EXERCISE AIM - Pictures are not part of the copy. Give again exactly the lines from the one with "Emit a web page" to the one with "const barTiers=[tier1,tier2,tier3,tier4,tier5];", inclusive.

Records with drawing code -
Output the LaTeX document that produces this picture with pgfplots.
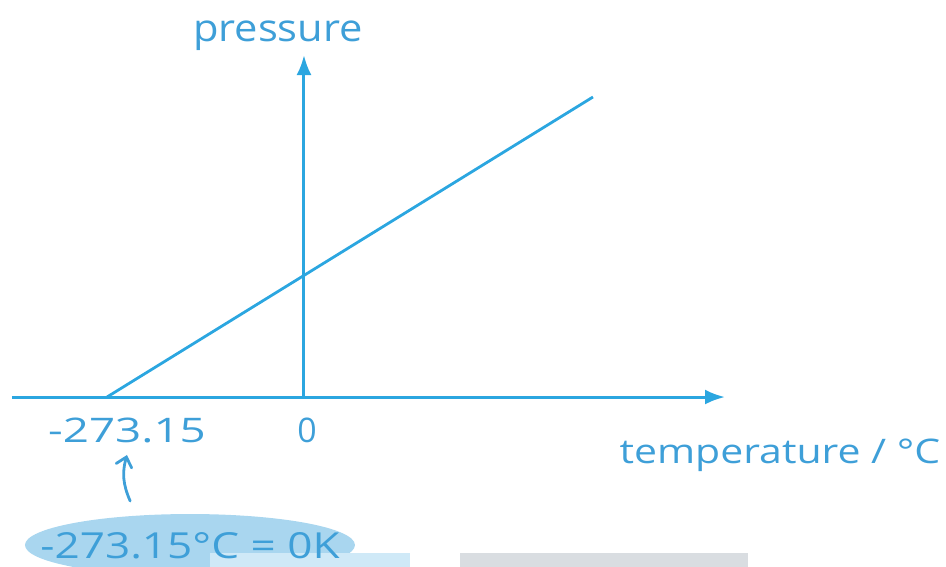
\documentclass[border=0pt]{standalone}
\usepackage{fontspec}
\setmainfont{Open Sans}
\usepackage{pgfplots}
\pgfplotsset{compat=1.18}
\usetikzlibrary{arrows.meta}
\definecolor{ink}{HTML}{2BA6E0}
\definecolor{txt}{HTML}{3E9FD8}
\definecolor{hl}{HTML}{A9D6EF}
\definecolor{hl2}{HTML}{CFE9F7}
\definecolor{gr}{HTML}{D9DDE1}
\begin{document}
\begin{tikzpicture}
\begin{axis}[
  scale only axis, width=946bp, height=567bp,
  xmin=-421.5, xmax=890.2, ymin=-1.393, ymax=3.254,
  axis line style={draw=none}, ticks=none,
  clip=true,
]
% highlight blob and bottom bars
\fill[hl] (axis cs:-158.1,-1.213) ellipse [x radius=165bp, y radius=31bp];
\fill[hl2] (axis cs:-130.3,-1.279) rectangle (axis cs:147.0,-1.40);
\fill[gr] (axis cs:216.3,-1.279) rectangle (axis cs:615.6,-1.40);
% axes
\draw[ink, line width=3bp, -{Latex[length=20bp,width=15bp]}] (axis cs:-404.9,0) -- (axis cs:583.8,0);
\draw[ink, line width=3bp, -{Latex[length=20bp,width=15bp]}] (axis cs:0,0) -- (axis cs:0,2.803);
% data line
\addplot[ink, line width=2.8bp] coordinates {(-273.15,0) (400.7,2.459)};
% labels
\node[txt, anchor=base, font=\fontsize{38}{44}\selectfont, xscale=1.1] at (axis cs:-36.1,2.910) {pressure};
\node[txt, anchor=base, font=\fontsize{34}{40}\selectfont, xscale=1.35] at (axis cs:-245.4,-0.369) {-273.15};
\node[txt, anchor=base, font=\fontsize{34}{40}\selectfont] at (axis cs:4.2,-0.369) {0};
\node[txt, anchor=base, font=\fontsize{34}{40}\selectfont, xscale=1.21] at (axis cs:660.0,-0.541) {temperature / °C};
\draw[txt, line width=2.8bp, line cap=round, -{Straight Barb[length=9bp,width=16bp,line cap=round]}] (axis cs:-241.0,-0.852) to[bend left=20] (axis cs:-245.4,-0.475);
\node[txt, anchor=base, font=\fontsize{36}{42}\selectfont, xscale=1.23] at (axis cs:-158.1,-1.320) {-273.15°C = 0K};
\end{axis}
\pgfresetboundingbox
\path (current axis.south west) rectangle (current axis.north east);
\end{tikzpicture}
\end{document}
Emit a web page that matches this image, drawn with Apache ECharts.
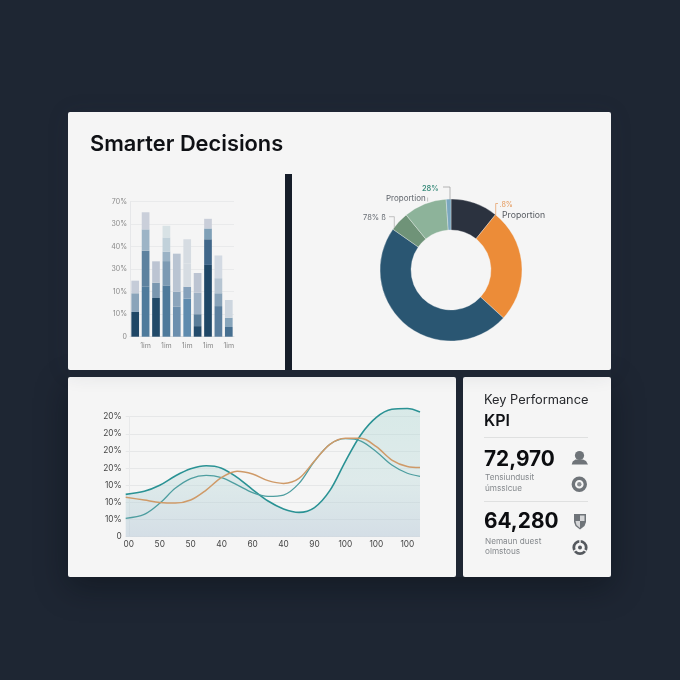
<!DOCTYPE html>
<html><head><meta charset="utf-8">
<style>html,body{margin:0;padding:0;background:#1e2633}#c{width:680px;height:680px}</style>
<script src="https://cdn.jsdelivr.net/npm/echarts@6/dist/echarts.min.js"></script>
</head><body><div id="c"></div>
<script>
const barCategories=['1','1im','3','1m','5','1m','7','1m','9','1m'];
const barTickLabels=['0','10%','10%','30%','40%','30%','70%'];
const tier1=[11,22.2,17.2,22.8,13.3,16.9,4.7,31.9,13.6,4.3];
const tier2=[8.3,16,6.8,10.8,6.7,5.3,5.3,11.4,5.7,4.1];
const tier3=[5.6,9.5,9.5,4.2,16.9,10.4,9.6,4.8,6.7,7.9];
const tier4=[0,7.6,0,6.3,0,10.7,8.7,4.3,10.1,0];
const tier5=[0,0,0,5.2,0,0,0,0,0,0];
const tierColors=[
 ['#1f4766','#4f7b9c','#224a69','#4f7a9b','#6c8fae','#5f8bae','#234b6b','#1f4766','#5b7f9e','#466f90'],
 ['#8aa4ba','#5d829f','#7a97b0','#7c9ab3','#8ba4bb','#86a1bb','#5a7d99','#40678a','#87a2b8','#87a5bb'],
 ['#c5ccd8','#9db4c6','#bcc4d2','#9ab2c5','#b9c4d2','#d6dce2','#9db0c4','#7fa0b7','#b6c5d2','#cdd6df'],
 ['#c5ccd8','#cacfda','#bcc4d2','#c1d1da','#b9c4d2','#d6dce2','#bcc4d2','#c9ced9','#d3dae3','#cdd6df'],
 ['#c5ccd8','#cacfda','#bcc4d2','#d8e2e5','#b9c4d2','#d6dce2','#bcc4d2','#c9ced9','#d3dae3','#cdd6df']];
const barTiers=[tier1,tier2,tier3,tier4,tier5];

const donutNames=['Navy','Orange','Blue','Moss','Sage','Sky'];
const donutValues=[10.8,26.1,48.1,4.4,9.8,1.1];
const donutColors=['#2b323f','#ec8c38','#2a5672','#6f9378','#8db39a','#7ba7bf'];

const lineX=[-0.1,0.5,1,1.5,2,2.5,3,3.5,4,4.5,5,5.5,6,6.5,7,7.5,8,8.5,9,9.41];
const lineA=[24.7,26.5,30,35.4,39.6,41.4,40,34.6,27.5,20.8,16.2,14.2,17,27,44,59.5,69.6,74.3,74.8,72.8];
const lineB=[10.7,13,19.5,28.2,33.9,35.8,34.4,30.2,25.7,23.5,24.3,31.1,44,53.9,57.2,55.8,49.6,41.8,37,35.2];
const lineC=[23,21.4,20,19.6,21.4,27.2,34.6,38.2,36.6,32.7,31.1,34,44.2,53.9,57.4,57.4,52.5,44.7,40.9,40.3];
const lineXLabels=['00','50','50','40','60','40','90','100','100','100'];
const lineYLabels=['0','10%','10%','10%','20%','20%','20%','20%'];

const FONT='Inter, "Liberation Sans", sans-serif';
const CARD='#f5f5f5';
function card(x,y,w,h,shadow){return {type:'rect',z:-10,shape:{x,y,width:w,height:h,r:2},style:Object.assign({fill:CARD},shadow||{})};}
function txt(x,y,t,size,color,weight,align){return {type:'text',z:20,x,y,style:{text:t,font:(weight||400)+' '+size+'px '+FONT,fill:color,textAlign:align||'left',textVerticalAlign:'middle'}};}
function lead(points,color){return {type:'polyline',z:20,shape:{points},style:{stroke:color,lineWidth:.7,fill:null}};}
function ring(cx,cy,r,w,color){return {type:'circle',z:20,shape:{cx,cy,r},style:{fill:'none',stroke:color,lineWidth:w}};}
function dot(cx,cy,r,color){return {type:'circle',z:20,shape:{cx,cy,r},style:{fill:color}};}
function poly(points,color){return {type:'polygon',z:20,shape:{points},style:{fill:color}};}
const ICON='#6f7479';
const OUTER={shadowBlur:30,shadowColor:'rgba(5,9,16,.4)',shadowOffsetY:10};

const graphicEls=[
 {type:'rect',z:-12,shape:{x:68,y:377,width:543,height:200},style:Object.assign({fill:'#1e2633'},OUTER)},
 card(68,377,388,200),card(463,377,148,200),
 card(68,112,543,258,{shadowBlur:22,shadowColor:'rgba(40,50,70,.14)',shadowOffsetY:2}),
 {type:'rect',z:-9,shape:{x:285,y:174,width:7,height:196},style:{fill:'#161d29'}},
 {type:'rect',z:-9,shape:{x:68,y:370,width:543,height:7},style:{fill:'#1e2633'}},
 txt(90,144.5,'Smarter Decisions',21.8,'#0f1115',600),
 // donut annotations
 txt(422,189,'28%',7.4,'#3f8f7f',600),
 txt(386,198.5,'Proportion',8,'#5f646b',400),
 txt(363,217.5,'78% ß',7.5,'#666b72',400),
 txt(499.5,205,'.8%',7.2,'#e59a5c',400),
 txt(502,215,'Proportion',8.7,'#55595f',400),
 lead([[443,187],[450,187],[450,200]],'#999'),
 lead([[427.6,197.5],[427.6,201.5]],'#aaa'),
 lead([[389,216.7],[394.3,216.7],[394.3,228]],'#aaa'),
 lead([[498,203.5],[495.7,203.5],[495.7,215.5]],'#e59a5c'),
 // KPI
 txt(484,400.5,'Key Performance',12.8,'#26282c',400),
 txt(484,421,'KPI',16,'#0f1115',600),
 {type:'rect',z:20,shape:{x:484,y:437,width:104,height:1},style:{fill:'#dfe0e0'}},
 txt(484,460,'72,970',20.8,'#0c0d10',700),
 txt(485,478,'Tensiundusit',8.2,'#85898d',400),
 txt(485,488.5,'úmsslcue',8.2,'#85898d',400),
 {type:'rect',z:20,shape:{x:484,y:501,width:104,height:1},style:{fill:'#dfe0e0'}},
 txt(484,522,'64,280',20.8,'#0c0d10',700),
 txt(485,541.7,'Nemaun duest',8.2,'#85898d',400),
 txt(485,552,'olmstous',8.2,'#85898d',400),
 dot(579.5,455.5,4.6,ICON),
 poly([[571.7,464.5],[572.7,461.5],[575.5,459.5],[583,459.5],[586,461],[588,464.5]],ICON),
 ring(579.3,484.3,6,3.4,ICON),dot(579.3,484.3,2.2,'#8a8e92'),
 poly([[574,514],[586,514],[586,522],[584.5,526],[580,529.5],[575.5,526],[574,522]],ICON),
 poly([[580,515.5],[584.5,515.5],[584.5,521],[580,521]],'#d5d6d8'),
 poly([[580,521],[575.5,521],[576.5,525],[580,528]],'#d5d6d8'),
 ring(580,547.5,6.2,2.8,'#55595e'),dot(580,547.5,2,'#55595e'),
 {type:'rect',z:21,shape:{x:579.3,y:540,width:1.4,height:4},style:{fill:CARD}},
 {type:'rect',z:21,rotation:-2.1,originX:580,originY:547.5,shape:{x:579.3,y:540,width:1.4,height:4},style:{fill:CARD}},
 {type:'rect',z:21,rotation:2.1,originX:580,originY:547.5,shape:{x:579.3,y:540,width:1.4,height:4},style:{fill:CARD}}
];

const option={
 animation:false,backgroundColor:'#1e2633',textStyle:{fontFamily:FONT},
 graphic:{elements:graphicEls},
 grid:[
  {left:130,top:201.7,width:104,height:135},
  {left:125.7,top:416.7,width:294.3,height:120}
 ],
 xAxis:[
  {type:'category',gridIndex:0,data:barCategories,
   axisLine:{lineStyle:{color:'#dcdee0'}},axisTick:{show:false},
   axisLabel:{interval:0,fontSize:7,color:'#888',margin:6,fontFamily:FONT,
     formatter:(v,i)=>i%2===1?'1im':''}},
  {type:'value',gridIndex:1,min:-0.1,max:9.41,
   axisLine:{show:false},axisTick:{show:false},splitLine:{show:false},
   axisLabel:{customValues:[0,1,2,3,4,5,6,7,8,9],fontSize:8.3,color:'#444',margin:4,fontFamily:FONT,
     formatter:v=>lineXLabels[Math.round(v)]}}
 ],
 yAxis:[
  {type:'value',gridIndex:0,min:0,max:60,interval:10,
   axisLine:{show:true,lineStyle:{color:'#e6e7e9'}},axisTick:{show:false},
   splitLine:{lineStyle:{color:'#e6e7e9',width:.8}},
   axisLabel:{fontSize:7,color:'#888',margin:3,fontFamily:FONT,formatter:v=>barTickLabels[v/10]}},
  {type:'value',gridIndex:1,min:0,max:70,interval:10,
   axisLine:{show:true,lineStyle:{color:'#e8e9ea'}},axisTick:{show:false},
   splitLine:{lineStyle:{color:'#e6e7e8',width:1}},
   axisLabel:{fontSize:8.3,color:'#444',margin:4,fontFamily:FONT,formatter:v=>lineYLabels[v/10]}}
 ],
 series:[
  ...barTiers.map((t,ti)=>({type:'bar',xAxisIndex:0,yAxisIndex:0,stack:'b',barWidth:7.7,
    data:t.map((v,i)=>({value:v,itemStyle:{color:tierColors[ti][i]}}))})),
  {type:'pie',center:[451,270],radius:[40,71],startAngle:90,clockwise:true,label:{show:false},labelLine:{show:false},
   silent:true,itemStyle:{borderColor:'rgba(245,245,245,.55)',borderWidth:.6},
   data:donutNames.map((n,i)=>({name:n,value:donutValues[i],itemStyle:{color:donutColors[i]}}))},
  {type:'line',xAxisIndex:1,yAxisIndex:1,smooth:.33,symbol:'none',clip:false,z:3,
   data:lineX.map((x,i)=>[x,lineA[i]]),lineStyle:{color:'#2a9294',width:1.6},
   areaStyle:{color:{type:'linear',x:0,y:0,x2:0,y2:1,colorStops:[{offset:0,color:'rgba(170,215,210,.55)'},{offset:.55,color:'rgba(180,215,215,.5)'},{offset:1,color:'rgba(178,198,214,.7)'}]}}},
  {type:'line',xAxisIndex:1,yAxisIndex:1,smooth:.33,symbol:'none',clip:false,z:4,
   data:lineX.map((x,i)=>[x,lineB[i]]),lineStyle:{color:'#4e9ea0',width:1.3}},
  {type:'line',xAxisIndex:1,yAxisIndex:1,smooth:.33,symbol:'none',clip:false,z:5,
   data:lineX.map((x,i)=>[x,lineC[i]]),lineStyle:{color:'#cf9a68',width:1.5}}
 ]
};
echarts.init(document.getElementById('c'),null,{renderer:'canvas'}).setOption(option);
</script></body></html>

ANSWER IN FULL -
Emit a web page that matches this image, drawn with Apache ECharts.
<!DOCTYPE html>
<html><head><meta charset="utf-8">
<style>html,body{margin:0;padding:0;background:#1e2633}#c{width:680px;height:680px}</style>
<script src="https://cdn.jsdelivr.net/npm/echarts@6/dist/echarts.min.js"></script>
</head><body><div id="c"></div>
<script>
const barCategories=['1','1im','3','1m','5','1m','7','1m','9','1m'];
const barTickLabels=['0','10%','10%','30%','40%','30%','70%'];
const tier1=[11,22.2,17.2,22.8,13.3,16.9,4.7,31.9,13.6,4.3];
const tier2=[8.3,16,6.8,10.8,6.7,5.3,5.3,11.4,5.7,4.1];
const tier3=[5.6,9.5,9.5,4.2,16.9,10.4,9.6,4.8,6.7,7.9];
const tier4=[0,7.6,0,6.3,0,10.7,8.7,4.3,10.1,0];
const tier5=[0,0,0,5.2,0,0,0,0,0,0];
const tierColors=[
 ['#1f4766','#4f7b9c','#224a69','#4f7a9b','#6c8fae','#5f8bae','#234b6b','#1f4766','#5b7f9e','#466f90'],
 ['#8aa4ba','#5d829f','#7a97b0','#7c9ab3','#8ba4bb','#86a1bb','#5a7d99','#40678a','#87a2b8','#87a5bb'],
 ['#c5ccd8','#9db4c6','#bcc4d2','#9ab2c5','#b9c4d2','#d6dce2','#9db0c4','#7fa0b7','#b6c5d2','#cdd6df'],
 ['#c5ccd8','#cacfda','#bcc4d2','#c1d1da','#b9c4d2','#d6dce2','#bcc4d2','#c9ced9','#d3dae3','#cdd6df'],
 ['#c5ccd8','#cacfda','#bcc4d2','#d8e2e5','#b9c4d2','#d6dce2','#bcc4d2','#c9ced9','#d3dae3','#cdd6df']];
const barTiers=[tier1,tier2,tier3,tier4,tier5];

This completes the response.